─── RECORDS SHOWN ───

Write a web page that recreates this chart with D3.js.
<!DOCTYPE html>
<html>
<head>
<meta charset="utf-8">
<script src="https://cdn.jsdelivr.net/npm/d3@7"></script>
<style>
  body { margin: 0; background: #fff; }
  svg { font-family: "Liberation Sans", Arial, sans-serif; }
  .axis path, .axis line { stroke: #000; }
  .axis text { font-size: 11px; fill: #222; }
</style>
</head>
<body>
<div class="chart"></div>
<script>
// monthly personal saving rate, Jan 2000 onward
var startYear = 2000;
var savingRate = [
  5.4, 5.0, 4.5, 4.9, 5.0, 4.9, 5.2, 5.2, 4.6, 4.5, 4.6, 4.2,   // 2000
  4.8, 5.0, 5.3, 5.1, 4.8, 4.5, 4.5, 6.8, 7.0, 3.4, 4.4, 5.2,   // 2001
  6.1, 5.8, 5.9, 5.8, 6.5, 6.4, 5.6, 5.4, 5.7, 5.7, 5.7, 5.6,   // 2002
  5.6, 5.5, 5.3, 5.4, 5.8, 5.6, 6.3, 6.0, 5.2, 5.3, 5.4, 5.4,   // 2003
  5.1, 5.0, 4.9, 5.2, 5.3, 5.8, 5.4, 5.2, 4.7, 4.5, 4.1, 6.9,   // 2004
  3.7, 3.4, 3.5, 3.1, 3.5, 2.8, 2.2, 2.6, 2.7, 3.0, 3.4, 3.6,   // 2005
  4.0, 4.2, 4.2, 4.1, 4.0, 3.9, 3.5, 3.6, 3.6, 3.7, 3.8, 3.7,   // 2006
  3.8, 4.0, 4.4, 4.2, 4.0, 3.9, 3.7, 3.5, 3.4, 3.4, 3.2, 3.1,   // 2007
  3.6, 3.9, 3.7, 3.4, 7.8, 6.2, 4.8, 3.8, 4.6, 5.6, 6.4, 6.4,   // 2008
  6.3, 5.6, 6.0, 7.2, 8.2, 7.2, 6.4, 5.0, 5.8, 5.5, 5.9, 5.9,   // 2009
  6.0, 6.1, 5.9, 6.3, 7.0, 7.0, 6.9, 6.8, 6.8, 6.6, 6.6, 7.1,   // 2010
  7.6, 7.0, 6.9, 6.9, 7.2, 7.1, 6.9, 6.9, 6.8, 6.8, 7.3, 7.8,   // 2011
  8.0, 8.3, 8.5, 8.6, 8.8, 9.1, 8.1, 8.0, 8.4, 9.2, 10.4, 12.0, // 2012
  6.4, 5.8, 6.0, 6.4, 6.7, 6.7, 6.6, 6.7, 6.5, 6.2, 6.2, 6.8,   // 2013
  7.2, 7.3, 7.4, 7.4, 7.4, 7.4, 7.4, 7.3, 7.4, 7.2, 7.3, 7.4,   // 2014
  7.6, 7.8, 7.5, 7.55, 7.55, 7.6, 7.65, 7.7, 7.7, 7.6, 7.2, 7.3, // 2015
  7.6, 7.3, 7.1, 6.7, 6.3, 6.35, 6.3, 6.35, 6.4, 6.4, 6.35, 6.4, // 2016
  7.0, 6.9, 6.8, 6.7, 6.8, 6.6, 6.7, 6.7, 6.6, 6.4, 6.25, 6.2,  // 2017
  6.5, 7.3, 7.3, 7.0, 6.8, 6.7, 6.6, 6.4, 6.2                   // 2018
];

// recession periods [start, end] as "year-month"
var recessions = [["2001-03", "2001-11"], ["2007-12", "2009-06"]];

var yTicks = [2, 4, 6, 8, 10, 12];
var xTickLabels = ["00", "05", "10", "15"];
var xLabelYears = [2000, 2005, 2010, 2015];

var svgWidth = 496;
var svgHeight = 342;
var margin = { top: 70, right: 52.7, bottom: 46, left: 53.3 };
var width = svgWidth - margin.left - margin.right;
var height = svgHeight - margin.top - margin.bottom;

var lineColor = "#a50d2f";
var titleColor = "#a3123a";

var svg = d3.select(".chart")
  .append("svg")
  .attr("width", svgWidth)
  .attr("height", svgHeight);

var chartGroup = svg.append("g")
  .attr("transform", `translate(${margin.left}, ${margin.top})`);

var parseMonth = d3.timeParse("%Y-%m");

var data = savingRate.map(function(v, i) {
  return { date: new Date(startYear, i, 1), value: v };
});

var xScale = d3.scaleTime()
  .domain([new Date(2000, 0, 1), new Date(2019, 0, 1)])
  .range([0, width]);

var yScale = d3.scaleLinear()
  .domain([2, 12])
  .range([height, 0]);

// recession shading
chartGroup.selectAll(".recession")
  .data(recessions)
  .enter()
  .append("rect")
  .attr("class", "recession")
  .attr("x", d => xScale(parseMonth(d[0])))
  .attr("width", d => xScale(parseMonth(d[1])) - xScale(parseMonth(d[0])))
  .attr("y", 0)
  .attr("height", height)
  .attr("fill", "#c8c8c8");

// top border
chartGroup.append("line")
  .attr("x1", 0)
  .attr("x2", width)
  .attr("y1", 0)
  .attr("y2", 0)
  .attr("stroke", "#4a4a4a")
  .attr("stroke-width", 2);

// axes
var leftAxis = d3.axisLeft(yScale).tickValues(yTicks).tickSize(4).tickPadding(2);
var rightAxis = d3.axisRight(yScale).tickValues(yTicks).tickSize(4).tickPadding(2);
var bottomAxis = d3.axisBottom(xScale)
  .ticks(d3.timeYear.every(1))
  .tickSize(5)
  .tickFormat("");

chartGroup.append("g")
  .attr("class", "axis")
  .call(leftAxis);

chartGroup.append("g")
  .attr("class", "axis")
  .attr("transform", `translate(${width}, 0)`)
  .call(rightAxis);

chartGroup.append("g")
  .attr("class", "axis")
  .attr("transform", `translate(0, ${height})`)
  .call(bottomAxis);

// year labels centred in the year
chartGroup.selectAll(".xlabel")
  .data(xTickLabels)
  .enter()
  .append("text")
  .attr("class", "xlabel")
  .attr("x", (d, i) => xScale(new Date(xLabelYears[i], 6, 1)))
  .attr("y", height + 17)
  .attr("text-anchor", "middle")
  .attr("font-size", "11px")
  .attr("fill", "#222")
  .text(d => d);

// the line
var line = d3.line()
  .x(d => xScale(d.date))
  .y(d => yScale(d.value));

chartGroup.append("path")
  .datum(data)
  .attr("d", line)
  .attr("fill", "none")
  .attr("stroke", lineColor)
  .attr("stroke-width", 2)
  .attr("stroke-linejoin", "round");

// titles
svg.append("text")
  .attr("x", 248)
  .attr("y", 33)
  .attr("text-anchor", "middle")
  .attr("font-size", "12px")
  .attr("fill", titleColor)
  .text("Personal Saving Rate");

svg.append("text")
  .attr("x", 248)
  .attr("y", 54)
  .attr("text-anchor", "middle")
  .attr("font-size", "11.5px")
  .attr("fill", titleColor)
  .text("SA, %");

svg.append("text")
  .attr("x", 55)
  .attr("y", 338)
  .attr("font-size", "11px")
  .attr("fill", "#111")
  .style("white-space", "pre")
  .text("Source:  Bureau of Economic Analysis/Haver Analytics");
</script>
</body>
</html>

───
─── RECORDS SHOWN ───

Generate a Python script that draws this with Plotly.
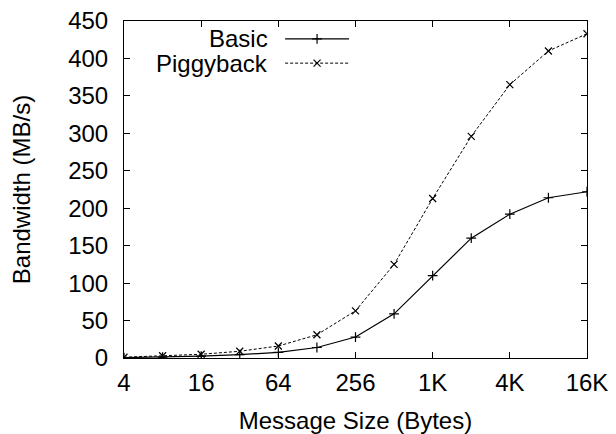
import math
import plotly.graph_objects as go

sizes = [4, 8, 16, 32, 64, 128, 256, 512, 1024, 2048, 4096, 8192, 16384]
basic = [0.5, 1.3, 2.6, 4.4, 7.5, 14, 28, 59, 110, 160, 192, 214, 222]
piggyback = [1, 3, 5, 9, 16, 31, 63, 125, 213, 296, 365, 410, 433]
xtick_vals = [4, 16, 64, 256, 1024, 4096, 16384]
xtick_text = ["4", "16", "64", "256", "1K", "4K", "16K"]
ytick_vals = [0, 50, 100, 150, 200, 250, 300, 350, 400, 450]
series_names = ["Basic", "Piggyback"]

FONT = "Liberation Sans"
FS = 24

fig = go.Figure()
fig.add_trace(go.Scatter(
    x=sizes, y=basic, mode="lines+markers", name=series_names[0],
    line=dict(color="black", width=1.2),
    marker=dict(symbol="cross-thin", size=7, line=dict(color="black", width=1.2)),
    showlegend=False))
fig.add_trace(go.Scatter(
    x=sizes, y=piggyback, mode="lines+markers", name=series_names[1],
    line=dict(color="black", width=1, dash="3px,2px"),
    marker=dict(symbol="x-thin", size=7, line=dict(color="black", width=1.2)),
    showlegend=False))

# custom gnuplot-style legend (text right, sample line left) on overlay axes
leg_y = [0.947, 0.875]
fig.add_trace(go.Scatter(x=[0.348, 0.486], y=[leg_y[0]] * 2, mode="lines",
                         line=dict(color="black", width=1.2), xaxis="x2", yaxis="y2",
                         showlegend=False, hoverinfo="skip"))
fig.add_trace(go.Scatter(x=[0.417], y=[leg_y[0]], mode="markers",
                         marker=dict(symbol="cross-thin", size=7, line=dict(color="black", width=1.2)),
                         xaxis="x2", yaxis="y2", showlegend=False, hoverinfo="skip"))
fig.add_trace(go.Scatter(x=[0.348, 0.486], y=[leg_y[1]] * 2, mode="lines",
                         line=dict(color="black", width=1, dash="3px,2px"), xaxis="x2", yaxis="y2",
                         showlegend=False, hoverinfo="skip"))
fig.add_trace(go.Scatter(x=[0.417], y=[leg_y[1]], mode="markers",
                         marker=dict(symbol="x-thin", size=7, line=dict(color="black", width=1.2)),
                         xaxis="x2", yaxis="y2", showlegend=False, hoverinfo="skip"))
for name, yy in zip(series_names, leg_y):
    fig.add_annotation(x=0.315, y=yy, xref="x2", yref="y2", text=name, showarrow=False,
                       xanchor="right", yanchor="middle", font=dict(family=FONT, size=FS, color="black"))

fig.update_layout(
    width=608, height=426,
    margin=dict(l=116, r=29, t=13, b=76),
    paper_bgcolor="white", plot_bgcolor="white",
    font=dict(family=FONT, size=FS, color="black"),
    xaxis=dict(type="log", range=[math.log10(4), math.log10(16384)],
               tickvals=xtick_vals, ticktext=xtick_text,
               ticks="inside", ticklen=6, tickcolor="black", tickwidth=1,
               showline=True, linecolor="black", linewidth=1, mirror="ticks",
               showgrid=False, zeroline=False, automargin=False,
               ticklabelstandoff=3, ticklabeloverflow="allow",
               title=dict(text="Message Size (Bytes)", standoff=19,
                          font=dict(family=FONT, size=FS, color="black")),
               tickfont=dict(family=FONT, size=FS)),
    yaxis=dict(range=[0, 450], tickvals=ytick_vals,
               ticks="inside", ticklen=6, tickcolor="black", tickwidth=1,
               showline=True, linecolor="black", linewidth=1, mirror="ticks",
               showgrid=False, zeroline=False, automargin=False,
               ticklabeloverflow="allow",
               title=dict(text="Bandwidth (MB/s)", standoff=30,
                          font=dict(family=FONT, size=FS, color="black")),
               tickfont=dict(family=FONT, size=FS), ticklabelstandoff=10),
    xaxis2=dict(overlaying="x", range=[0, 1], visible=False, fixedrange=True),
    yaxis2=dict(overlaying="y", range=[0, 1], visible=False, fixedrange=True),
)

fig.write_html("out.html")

───

TASK STATEMENT: Above are the records; copy exactly the lines from the one with "Generate a Python" through the one with "import plotly.graph_objects as go", including both, and nothing more. Leave out pictures.

TASK RESULT:
Generate a Python script that draws this with Plotly.
import math
import plotly.graph_objects as go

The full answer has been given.